*STORED DATA*:

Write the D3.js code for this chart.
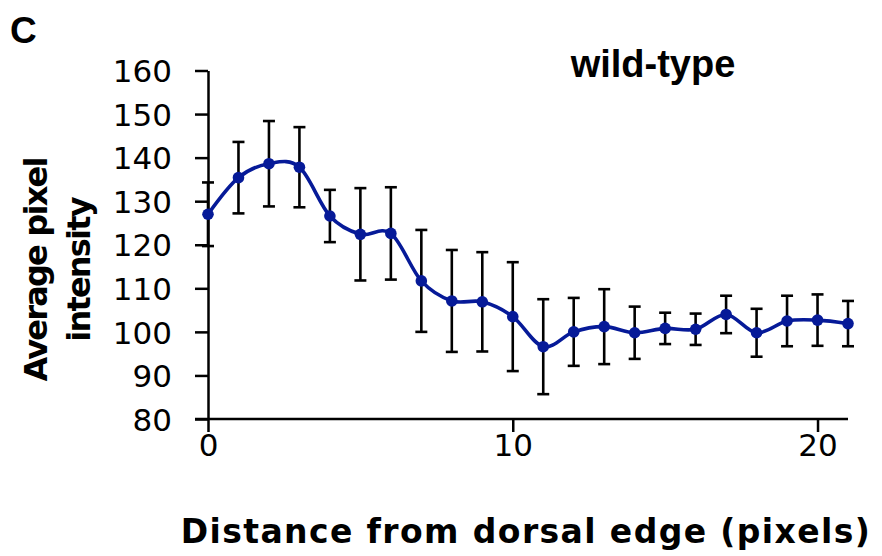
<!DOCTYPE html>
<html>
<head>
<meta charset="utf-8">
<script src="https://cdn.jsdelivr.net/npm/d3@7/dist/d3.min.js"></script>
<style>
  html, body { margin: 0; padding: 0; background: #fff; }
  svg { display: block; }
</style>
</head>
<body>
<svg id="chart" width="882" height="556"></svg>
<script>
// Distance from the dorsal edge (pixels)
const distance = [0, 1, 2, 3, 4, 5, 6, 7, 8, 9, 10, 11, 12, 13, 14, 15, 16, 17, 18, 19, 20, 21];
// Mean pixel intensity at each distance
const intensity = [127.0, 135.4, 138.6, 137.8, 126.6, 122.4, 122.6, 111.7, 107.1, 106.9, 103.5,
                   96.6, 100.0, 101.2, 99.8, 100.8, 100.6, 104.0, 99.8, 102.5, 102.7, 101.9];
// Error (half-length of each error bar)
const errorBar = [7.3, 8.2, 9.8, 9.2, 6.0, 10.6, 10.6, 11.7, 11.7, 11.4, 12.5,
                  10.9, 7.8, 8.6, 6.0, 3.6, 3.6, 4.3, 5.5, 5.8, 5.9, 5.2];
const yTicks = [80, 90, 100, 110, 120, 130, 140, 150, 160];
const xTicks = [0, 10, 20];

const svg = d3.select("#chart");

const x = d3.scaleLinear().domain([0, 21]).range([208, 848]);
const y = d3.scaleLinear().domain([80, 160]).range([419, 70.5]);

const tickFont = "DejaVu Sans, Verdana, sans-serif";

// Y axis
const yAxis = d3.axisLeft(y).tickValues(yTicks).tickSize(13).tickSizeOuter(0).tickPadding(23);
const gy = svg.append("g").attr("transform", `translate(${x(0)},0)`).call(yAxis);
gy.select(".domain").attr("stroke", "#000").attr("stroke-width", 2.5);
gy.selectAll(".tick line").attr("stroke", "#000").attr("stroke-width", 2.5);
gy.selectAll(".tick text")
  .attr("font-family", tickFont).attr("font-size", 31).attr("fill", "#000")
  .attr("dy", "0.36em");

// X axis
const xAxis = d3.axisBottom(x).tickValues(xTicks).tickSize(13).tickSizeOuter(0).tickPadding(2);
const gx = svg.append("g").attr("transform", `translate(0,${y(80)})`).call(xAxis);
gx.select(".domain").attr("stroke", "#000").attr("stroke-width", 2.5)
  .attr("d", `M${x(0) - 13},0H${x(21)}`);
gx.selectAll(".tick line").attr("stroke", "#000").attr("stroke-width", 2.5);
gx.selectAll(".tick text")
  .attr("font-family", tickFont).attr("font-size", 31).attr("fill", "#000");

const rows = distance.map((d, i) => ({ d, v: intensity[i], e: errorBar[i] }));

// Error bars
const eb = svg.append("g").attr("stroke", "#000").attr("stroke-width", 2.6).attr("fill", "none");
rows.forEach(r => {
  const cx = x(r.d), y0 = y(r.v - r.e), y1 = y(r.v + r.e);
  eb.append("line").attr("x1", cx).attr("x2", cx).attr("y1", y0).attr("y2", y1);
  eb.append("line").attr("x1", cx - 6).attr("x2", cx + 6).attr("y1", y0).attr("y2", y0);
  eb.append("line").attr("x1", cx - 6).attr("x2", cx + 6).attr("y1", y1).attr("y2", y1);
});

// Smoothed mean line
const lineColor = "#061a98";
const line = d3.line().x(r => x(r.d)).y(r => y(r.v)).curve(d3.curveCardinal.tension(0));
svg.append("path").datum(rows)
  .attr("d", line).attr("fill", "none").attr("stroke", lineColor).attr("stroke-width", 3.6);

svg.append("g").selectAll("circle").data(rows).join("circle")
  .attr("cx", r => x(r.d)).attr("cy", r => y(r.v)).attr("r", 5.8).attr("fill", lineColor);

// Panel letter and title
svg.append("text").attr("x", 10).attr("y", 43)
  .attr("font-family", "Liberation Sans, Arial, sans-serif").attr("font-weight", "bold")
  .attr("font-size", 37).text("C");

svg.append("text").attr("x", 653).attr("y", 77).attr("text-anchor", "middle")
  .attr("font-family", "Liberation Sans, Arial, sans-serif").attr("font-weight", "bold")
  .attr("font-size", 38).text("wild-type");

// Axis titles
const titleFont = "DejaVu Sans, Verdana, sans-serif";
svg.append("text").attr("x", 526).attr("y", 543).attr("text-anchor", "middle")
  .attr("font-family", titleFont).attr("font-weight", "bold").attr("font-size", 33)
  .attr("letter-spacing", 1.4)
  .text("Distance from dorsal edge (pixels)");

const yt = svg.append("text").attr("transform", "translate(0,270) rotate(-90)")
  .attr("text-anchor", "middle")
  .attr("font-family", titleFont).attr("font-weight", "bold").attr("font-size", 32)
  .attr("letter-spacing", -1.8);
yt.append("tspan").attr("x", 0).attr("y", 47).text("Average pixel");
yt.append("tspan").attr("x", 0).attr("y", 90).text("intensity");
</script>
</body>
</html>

*SHORT PROBLEM*: Copy in full each line that holds the word "chart".

*SOLUTION TO THIS EXERCISE*:
Write the D3.js code for this chart.
<svg id="chart" width="882" height="556"></svg>
const svg = d3.select("#chart");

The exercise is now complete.